EXERCISE DIRECTIONS - Go through the data and copy every line exactly, but not the images.
──────────────────────────────
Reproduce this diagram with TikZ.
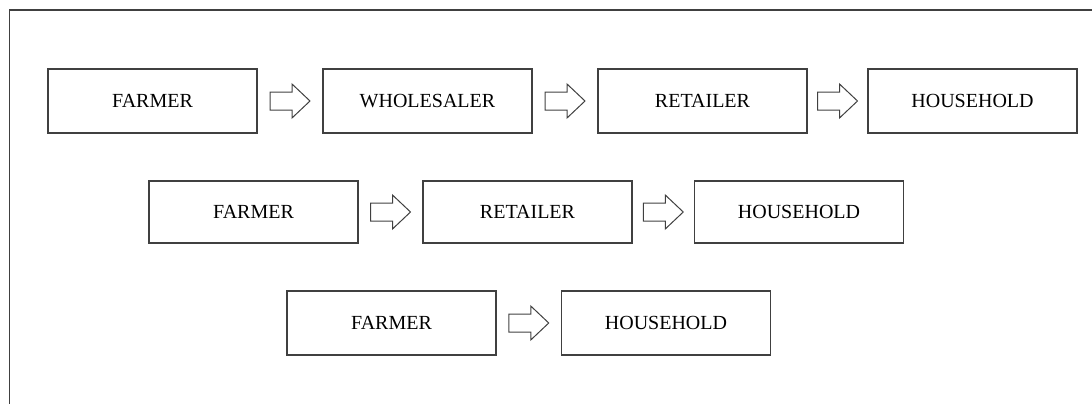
\documentclass[tikz,border=0pt]{standalone}
\usepackage{fontspec}
\setmainfont{Liberation Serif}
\usetikzlibrary{calc}
\definecolor{linegray}{HTML}{404040}
\tikzset{
  stagebox/.style={draw=linegray, line width=1.1pt, minimum width=209pt, minimum height=64pt, inner sep=0pt, font=\fontsize{20}{24}\selectfont},
  blockarrow/.style={draw=linegray, line width=1pt, line join=miter},
  frameline/.style={draw=linegray, line width=1.2pt}
}
\newcommand{\flowarrow}[2]{%
  \coordinate (m) at ($(#1.east)!0.5!(#2.west)$);
  \draw[blockarrow] ($(m)+(-20pt,-9pt)$) -- ($(m)+(2pt,-9pt)$) -- ($(m)+(2pt,-17pt)$) -- ($(m)+(20pt,0pt)$) -- ($(m)+(2pt,17pt)$) -- ($(m)+(2pt,9pt)$) -- ($(m)+(-20pt,9pt)$) -- cycle;
}
\begin{document}
\begin{tikzpicture}[x=1pt,y=-1pt]
\useasboundingbox (0,0) rectangle (1092,404);
\coordinate (ftl) at (9.5,10);
\coordinate (ftr) at (1092,10);
\coordinate (fbl) at (9.5,404);
\draw[frameline] (fbl) -- (ftl) -- (ftr);

\node[stagebox] (f1) at (152.5,101) {FARMER};
\node[stagebox] (w1) at (427.5,101) {WHOLESALER};
\node[stagebox] (r1) at (702.5,101) {RETAILER};
\node[stagebox] (h1) at (972.5,101) {HOUSEHOLD};

\node[stagebox, minimum height=62pt] (f2) at (253.5,212) {FARMER};
\node[stagebox, minimum height=62pt] (r2) at (527.5,212) {RETAILER};
\node[stagebox, minimum height=62pt] (h2) at (799,212) {HOUSEHOLD};

\node[stagebox] (f3) at (391.5,323) {FARMER};
\node[stagebox] (h3) at (666,323) {HOUSEHOLD};

\flowarrow{f1}{w1}
\flowarrow{w1}{r1}
\flowarrow{r1}{h1}
\flowarrow{f2}{r2}
\flowarrow{r2}{h2}
\flowarrow{f3}{h3}
\end{tikzpicture}
\end{document}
──────────────────────────────
REPLY -
Reproduce this diagram with TikZ.
\documentclass[tikz,border=0pt]{standalone}
\usepackage{fontspec}
\setmainfont{Liberation Serif}
\usetikzlibrary{calc}
\definecolor{linegray}{HTML}{404040}
\tikzset{
  stagebox/.style={draw=linegray, line width=1.1pt, minimum width=209pt, minimum height=64pt, inner sep=0pt, font=\fontsize{20}{24}\selectfont},
  blockarrow/.style={draw=linegray, line width=1pt, line join=miter},
  frameline/.style={draw=linegray, line width=1.2pt}
}
\newcommand{\flowarrow}[2]{%
  \coordinate (m) at ($(#1.east)!0.5!(#2.west)$);
  \draw[blockarrow] ($(m)+(-20pt,-9pt)$) -- ($(m)+(2pt,-9pt)$) -- ($(m)+(2pt,-17pt)$) -- ($(m)+(20pt,0pt)$) -- ($(m)+(2pt,17pt)$) -- ($(m)+(2pt,9pt)$) -- ($(m)+(-20pt,9pt)$) -- cycle;
}
\begin{document}
\begin{tikzpicture}[x=1pt,y=-1pt]
\useasboundingbox (0,0) rectangle (1092,404);
\coordinate (ftl) at (9.5,10);
\coordinate (ftr) at (1092,10);
\coordinate (fbl) at (9.5,404);
\draw[frameline] (fbl) -- (ftl) -- (ftr);

\node[stagebox] (f1) at (152.5,101) {FARMER};
\node[stagebox] (w1) at (427.5,101) {WHOLESALER};
\node[stagebox] (r1) at (702.5,101) {RETAILER};
\node[stagebox] (h1) at (972.5,101) {HOUSEHOLD};

\node[stagebox, minimum height=62pt] (f2) at (253.5,212) {FARMER};
\node[stagebox, minimum height=62pt] (r2) at (527.5,212) {RETAILER};
\node[stagebox, minimum height=62pt] (h2) at (799,212) {HOUSEHOLD};

\node[stagebox] (f3) at (391.5,323) {FARMER};
\node[stagebox] (h3) at (666,323) {HOUSEHOLD};

\flowarrow{f1}{w1}
\flowarrow{w1}{r1}
\flowarrow{r1}{h1}
\flowarrow{f2}{r2}
\flowarrow{r2}{h2}
\flowarrow{f3}{h3}
\end{tikzpicture}
\end{document}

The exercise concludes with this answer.